We can ask, who is the Sustainer? Is it the Father who supplies our needs, or is it the Son who advocates our cause, or is it the Spirit who dwells within us? The answer is: all three. We cannot divide God.

Why should the Creator take an interest in His creation? Why does the Redeemer save us? Why should the Sustainer preserve us beyond mere physical existence? This faulty human formula invented by those who wish to avoid the traditional terms because they judge words such as “Father” and “Son” as being not inclusive, does nothing other than reveal some of the functions of God. It does not describe His divine nature, or His divine motivation, or His eternal plan. It does not reveal God’s love, nor does it explain whether or why God transforms us into whom He intends us to be. In fact, the more people try to be “politically correct” when referring to God, the more their efforts remain “this-worldly,” with no hope for anything beyond the here-and-now.

Therefore, it is necessary for us to proclaim that God is the Father of Mary’s baby; and that God is that baby, the Son of Mary; and that God is the Spirit who conceived that baby in Mary’s virgin womb. Those are facts of history, and in those facts we find that God is love.

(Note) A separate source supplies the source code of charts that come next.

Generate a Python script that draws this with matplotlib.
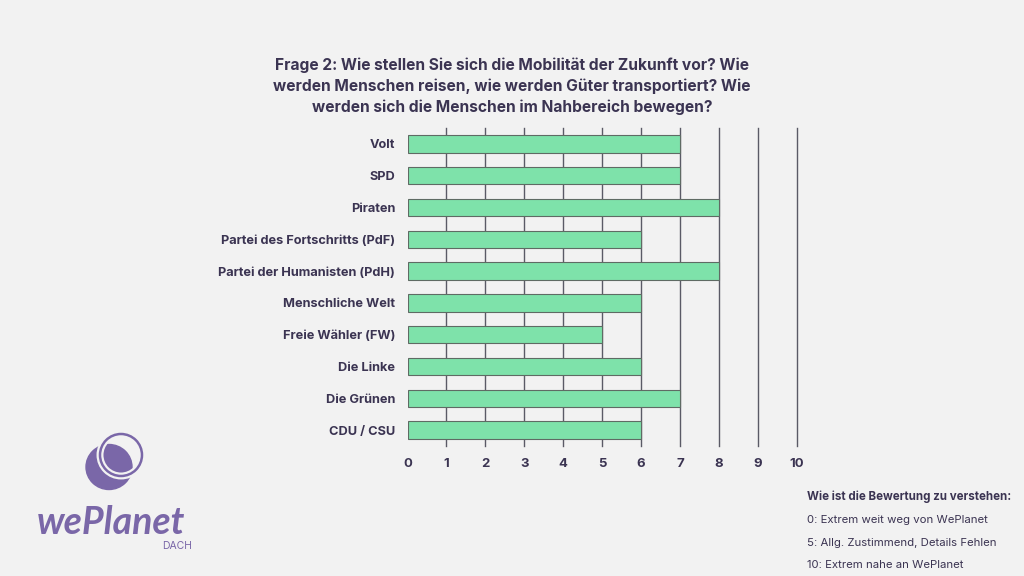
import matplotlib.pyplot as plt
from matplotlib.patches import Ellipse

parties = ['Volt', 'SPD', 'Piraten', 'Partei des Fortschritts (PdF)',
           'Partei der Humanisten (PdH)', 'Menschliche Welt', 'Freie Wähler (FW)',
           'Die Linke', 'Die Grünen', 'CDU / CSU']
scores = [7, 7, 8, 6, 8, 6, 5, 6, 7, 6]
ticks = list(range(0, 11))

title = ('Frage 2: Wie stellen Sie sich die Mobilität der Zukunft vor? Wie\n'
         'werden Menschen reisen, wie werden Güter transportiert? Wie\n'
         'werden sich die Menschen im Nahbereich bewegen?')
legend_head = 'Wie ist die Bewertung zu verstehen:'
legend_lines = ['0: Extrem weit weg von WePlanet',
                '5: Allg. Zustimmend, Details Fehlen',
                '10: Extrem nahe an WePlanet']

bg = '#f2f2f2'
text_col = '#3b3452'
bar_col = '#7ee2aa'
logo_col = '#7a67a8'

plt.rcParams['font.family'] = ['Inter', 'DejaVu Sans']

fig = plt.figure(figsize=(10.24, 5.76), dpi=100, facecolor=bg)
ax = fig.add_axes([0.398, 0.2257, 0.380, 0.552])
ax.set_facecolor(bg)

ypos = list(range(len(parties)))
ax.barh(ypos, scores, height=0.55, color=bar_col, edgecolor='#5f6b64',
        linewidth=0.8, zorder=3)
for t in ticks[1:]:
    ax.axvline(t, color='#5a5a66', linewidth=1.0, zorder=0, clip_on=False)
ax.set_ylim(len(parties) - 0.5, -0.5)
ax.set_xlim(0, 10)
ax.set_xticks(ticks)
ax.set_xticklabels([str(t) for t in ticks], fontweight='bold', fontsize=9.5,
                   color=text_col)
ax.set_yticks(ypos)
ax.set_yticklabels(parties, fontweight='bold', fontsize=9.2, color=text_col)
ax.tick_params(length=0, pad=9)
ax.tick_params(axis='x', pad=9)
for s in ax.spines.values():
    s.set_visible(False)

fig.text(0.5, 1 - 86 / 576, title, ha='center', va='center', fontsize=11.2,
         fontweight='bold', color=text_col, linespacing=1.45)

fig.text(807 / 1024, 1 - 497 / 576, legend_head, ha='left', va='center',
         fontsize=8.3, fontweight='bold', color=text_col)
for i, line in enumerate(legend_lines):
    fig.text(807 / 1024, 1 - (520 + i * 22.5) / 576, line, ha='left',
             va='center', fontsize=8.2, color=text_col)

# logo
fig.patches.append(Ellipse((109 / 1024, 1 - 467 / 576), 46 / 1024, 45 / 576,
                           transform=fig.transFigure, color=logo_col, zorder=5))
fig.patches.append(Ellipse((121 / 1024, 1 - 455 / 576), 42 / 1024, 42 / 576,
                           transform=fig.transFigure, facecolor='none',
                           edgecolor=bg, linewidth=5, zorder=6))
fig.patches.append(Ellipse((121 / 1024, 1 - 455 / 576), 42 / 1024, 42 / 576,
                           transform=fig.transFigure, facecolor='none',
                           edgecolor=logo_col, linewidth=1.8, zorder=7))
fig.text(111 / 1024, 1 - 522 / 576, 'wePlanet', ha='center', va='center',
         fontsize=27, fontweight='bold', style='italic', color=logo_col,
         family=['Lato', 'DejaVu Sans'])
fig.text(177 / 1024, 1 - 546 / 576, 'DACH', ha='center', va='center',
         fontsize=7.5, color=logo_col)

fig.savefig('out.png', dpi=100, facecolor=bg)
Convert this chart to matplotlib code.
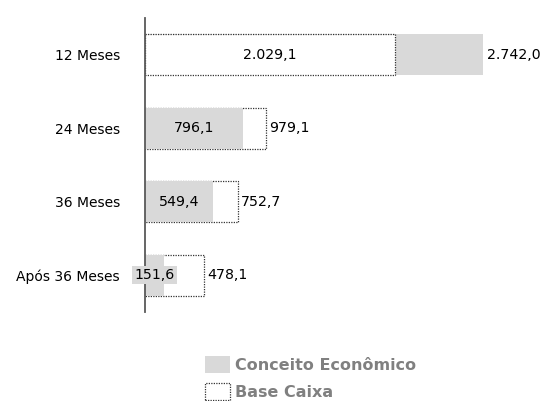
import matplotlib.pyplot as plt
from matplotlib.patches import Patch

categorias = ["12 Meses", "24 Meses", "36 Meses", "Após 36 Meses"]
conceito_economico = [2742.0, 796.1, 549.4, 151.6]
base_caixa = [2029.1, 979.1, 752.7, 478.1]

COR_CINZA = "#d9d9d9"
COR_TEXTO = "#808080"


def fmt_br(v):
    # 2029.1 -> "2.029,1"
    return f"{v:,.1f}".replace(",", "X").replace(".", ",").replace("X", ".")


plt.rcParams["font.family"] = "DejaVu Sans"

fig = plt.figure(figsize=(5.45, 4.01), dpi=100)
ax = fig.add_axes([145 / 545, 0.222, 395 / 545, 0.733])

y = list(range(len(categorias)))
altura = 0.56

barras_ce = ax.barh(y, conceito_economico, height=altura, color=COR_CINZA,
                    edgecolor="none")
barras_bc = ax.barh(y, base_caixa, height=altura, color="white",
                    edgecolor="#333333", linewidth=0.9, linestyle=(0, (1, 1)))

# a barra menor fica por cima, a maior atrás
for i in y:
    ce, bc = barras_ce[i], barras_bc[i]
    if conceito_economico[i] >= base_caixa[i]:
        ce.set_zorder(1)
        bc.set_zorder(2)
    else:
        bc.set_zorder(1)
        ce.set_zorder(2)

# rótulos: valor menor centrado na barra, maior à direita
for i in y:
    vals = [(conceito_economico[i], "ce"), (base_caixa[i], "bc")]
    menor, maior = sorted(vals)
    caixa = None
    if menor[1] == "ce":
        caixa = dict(boxstyle="square,pad=0.15", facecolor=COR_CINZA,
                     edgecolor="none")
    ax.text(menor[0] / 2, i, fmt_br(menor[0]), ha="center", va="center",
            fontsize=10.2, zorder=5, bbox=caixa)
    ax.text(maior[0] + 28, i, fmt_br(maior[0]), ha="left", va="center",
            fontsize=10.2, zorder=5)

ax.set_xlim(0, 3200)
ax.set_ylim(3.5, -0.5)
ax.set_yticks(y)
ax.set_yticklabels(categorias, fontsize=10)
ax.set_xticks([])
ax.tick_params(axis="y", length=0, pad=18)

for lado in ["top", "right", "bottom"]:
    ax.spines[lado].set_visible(False)
ax.spines["left"].set_color("#595959")
ax.spines["left"].set_linewidth(1.3)
ax.spines["left"].set_zorder(3)

alcas = [
    Patch(facecolor=COR_CINZA, edgecolor="none", label="Conceito Econômico"),
    Patch(facecolor="white", edgecolor="#333333", linewidth=0.9,
          linestyle=(0, (1, 1)), label="Base Caixa"),
]
leg = fig.legend(handles=alcas, loc="upper left",
                 bbox_to_anchor=(191 / 545, 1 - 342 / 401), frameon=False,
                 handlelength=1.57, handleheight=1.26, handletextpad=0.3,
                 labelspacing=0.6, prop={"weight": "bold", "size": 11.5})
for t in leg.get_texts():
    t.set_color(COR_TEXTO)

fig.savefig("out.png", dpi=100)
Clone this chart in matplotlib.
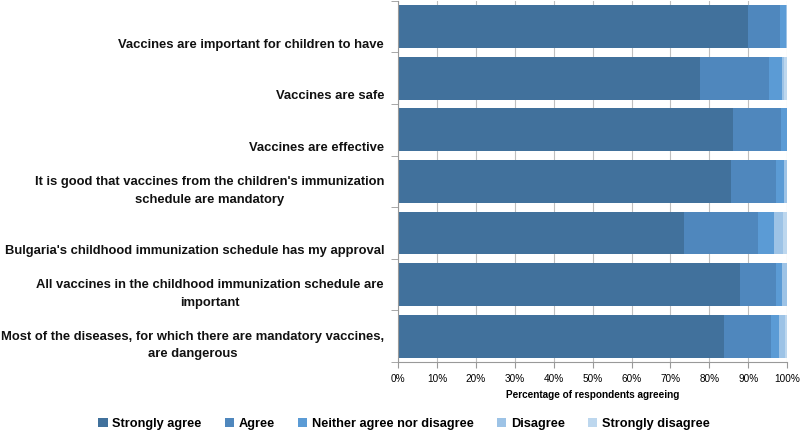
import numpy as np
import matplotlib.pyplot as plt

statements = [
    "Vaccines are important for children to have",
    "Vaccines are safe",
    "Vaccines are effective",
    "It is good that vaccines from the children's immunization\nschedule are mandatory",
    "Bulgaria's childhood immunization schedule has my approval",
    "All vaccines in the childhood immunization schedule are\nimportant",
    "Most of the diseases, for which there are mandatory vaccines,\nare dangerous",
]
responses = ["Strongly agree", "Agree", "Neither agree nor disagree", "Disagree", "Strongly disagree"]

strongly_agree = [90.0, 77.6, 86.0, 85.5, 73.5, 87.9, 83.8]
agree = [8.2, 17.8, 12.5, 11.5, 19.0, 9.3, 12.0]
neither = [1.5, 3.2, 1.5, 2.3, 4.2, 1.4, 2.2]
disagree = [0.3, 0.7, 0.0, 0.7, 2.2, 1.4, 1.5]
strongly_disagree = [0.0, 0.7, 0.0, 0.0, 1.1, 0.0, 0.5]

colors = ["#41719c", "#4f87bd", "#5b9bd5", "#9dc3e6", "#bdd7ee"]
fam = ["Liberation Sans", "DejaVu Sans"]

fig = plt.figure(figsize=(8, 4.33), dpi=100)
ax = fig.add_axes([0.4975, 0.164, 0.4865, 0.834])

series = [strongly_agree, agree, neither, disagree, strongly_disagree]
y = np.arange(len(statements))
left = np.zeros(len(statements))
for vals, col, name in zip(series, colors, responses):
    ax.barh(y, vals, left=left, height=0.83, color=col, label=name, zorder=2)
    left += np.array(vals)

ax.set_ylim(len(statements) - 0.5, -0.5)
ax.set_xlim(0, 100)
ax.set_xticks(np.arange(0, 101, 10))
ax.set_xticklabels([f"{v}%" for v in range(0, 101, 10)], fontsize=7.2, family=fam)

# category labels sit low in each band, like the original
ax.set_yticks([])
ax.set_yticks(np.arange(-0.5, len(statements), 1), minor=True)
ax.tick_params(axis="y", which="minor", length=5, color="#999999")
for yi, s in zip(y, statements):
    ax.annotate(s, xy=(0, yi + 0.47), xycoords=("axes fraction", "data"),
                xytext=(-10, 0), textcoords="offset points", ha="right", va="bottom",
                multialignment="center", linespacing=1.6, fontsize=9.4,
                fontweight="bold", color="#111111", family=fam)

ax.tick_params(axis="x", length=4, color="#999999", pad=5)
ax.grid(axis="x", color="#bfbfbf", linewidth=0.8, zorder=0)
for s in ["top", "right"]:
    ax.spines[s].set_visible(False)
ax.spines["bottom"].set_color("#999999")
ax.spines["left"].set_color("#999999")
ax.set_xlabel("Percentage of respondents agreeing", fontsize=7.2, fontweight="bold",
              family=fam, labelpad=4)

fig.legend(loc="center", bbox_to_anchor=(404 / 800, 1 - 424 / 433), ncol=5, frameon=False,
           handlelength=0.75, handleheight=0.75, columnspacing=1.8, handletextpad=0.35,
           prop={"size": 9.2, "weight": "bold", "family": fam})

fig.savefig("out.png", dpi=100)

Perhaps after all the philosophy, and after all the formulae, and after all the wondering about how three can be one, and one can be three, perhaps this best explains the Holy Trinity: God, as Father, Son and Holy Spirit, loves us, and adopts us, and makes us His witnesses in this world. And why? So that we can know Him, and be in a relationship of love with Him, and live with Him eternally in Heaven.

Almighty and everlasting God, who hast given unto us thy servants grace, by the confession of a true faith, to acknowledge the glory of the eternal Trinity, and in the power of the Divine Majesty to worship the Unity: We beseech thee that thou wouldest keep us steadfast in this faith and worship, and bring us at last to see thee in thy one and eternal glory, O Father; who with the Son and the Holy Spirit livest and reignest, one God, for ever and ever. Amen.